Dream Tripのメンバーになればラスベガスへの旅行がふたりで立ったの600ドル!しかも五つ星ホテルに泊まれるんだ!さらに会員を増やせば月にこれぐらいボーナスがもらえるんだ!しかも車と家も手に入るんだ!

あまりのGet Money & Get Rich!志向に途中からだんだん面白くなって来てしまったモシューと私であったが、一番かわいそうなのはカミーラちゃんであった。
すっかり落胆しきった長い睫毛が、Okay..と力なくうつむいていた。

御構い無しのラファエル、長いプレゼンを終えると、

Are you ready to start?(夢を叶える準備はいいかい?)

とドヤ顔でキッ!と私たちを見やる、

No!(ねーよ!)と笑いが止まらないモシューと私。

安く旅行にいける会社のメンバーになって会員を増やすことと君の夢になんの関係があるんだ?とかそんなうまい話あるわけない、カネカネうるせー!っていうか夢っていうのは……など、さっきまで照れ臭そうにはにかんでいた私たちは、吐き出すように自分の夢と金についての考えをまくしたてた。

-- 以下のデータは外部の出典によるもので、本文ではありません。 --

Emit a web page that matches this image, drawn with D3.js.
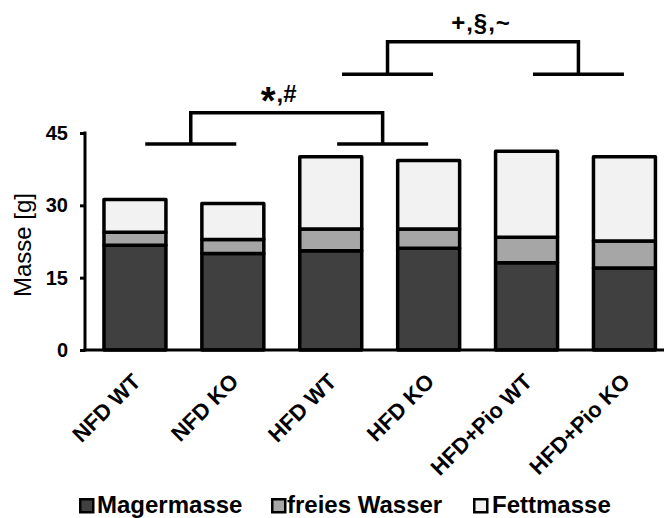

黙っていたカミーラちゃんも、ゆっくりと顔をあげ――そうだよオメーうるせーんだよ!夢を持てとかってオメーさっき私に言ったよな?お?それがなんだよ、変な旅プラン勧めて金儲けしてハリウッド俳優になるだ?あん?何言っちゃんてんだよちゃんちゃらオカシイんだよ!私の夢か?あん?このまま銀行員を続けてたまに頑張って旅行するんだよ、何か悪いかよ!あん?
と止まらないカミーラちゃんにいいぞもっとやれと薪をくべるモシューと私。

「貴重な意見をありがとう。でも、大切な、一度きりしかない人生くだらない仕事に取られるなんておかしいと思わないかい?(キッ!)」

と、動じないハートが強すぎるラファエル。

くだらない仕事ってなんだお前なんか旅してサギしてるだけじゃねえか!っていうか五つ星ホテルに泊まれるとかいって一泊1000円の宿になんでいるんだよオカシイだろとヤイヤイまくし立てる私たち。

会話が途切れるたび、ラファエルは思い出したように
Are you ready to start?(キッ!)とおきまりのキャッチコピーを繰り返し、その度に私たち3人口を揃えてNo!(ねーよ!)というおきまりのやりとりまで誕生し、最初は怒っていた私たち4人もはやだんだん面白くなってきてしまっていた。

朝飯の時間をすっかり超え、もうお昼時になってしまった。

とうとう諦めたラファエル、じゃあまた、と言って去り際にもちろんAre you ready to start?をかましNo!と送り出す。

すっかり精魂尽き果てたわたしたちは、顔を見合わせて笑ってしまった。

対ラファエルとの争いによりすっかり戦友となったこの奇妙な組み合わせの3人は、始まりのインド人に勧められたHyde Parkというロンドンで一番大きな公園に散歩に出かけた。

死ぬほど風が強い中、言いたい放題言ってすっかり打ち解けてしまった私たちはやたらに笑いながらカモメやリスを追いかけ、妙にしあわせだった。
初対面で色々ぶちまけてしまったおかげか、なんだか気楽な仲間たちだった。

今日の飛行機で帰るカミーラちゃんを送り、私とモシューは駅構内のスシ屋で安いスシを食べる。
モシューはわさびが苦手だったらしく、クーと苦しみながらコーラを飲んでいる。
ロンドンに仕事の面接に来たというモシュー、結果が出るのは数週間後だという。
がんばってね、応援していますと言った私の言葉は、自分でも驚くぐらい本当の気持ちだった。
握手をして別れる。

一人になった私は、ふと見つけた古そうな映画館に入る。
ちょうど15分後に映画があるというので、じゃあそれでというと古いイタリア映画であった。
Marriage, Italian Style.
やいのやいの!という効果音がぴったりバッチリイタリアン映画!と言った感じの冒頭から引き込まれ、そしてソフィアローレンがひたすらに気高かった。 笑うタイミングのおかしいオッサンや、これは次どうなるんだろうね?としきりに隣の人に聞き続けるばあちゃんらの話し声と、クラシック映画はやたらに合う。
私以外全員白人の爺婆ばかりの劇場で彼らの白い後ろ頭を見ながら、あーロンドンもいいなと思った。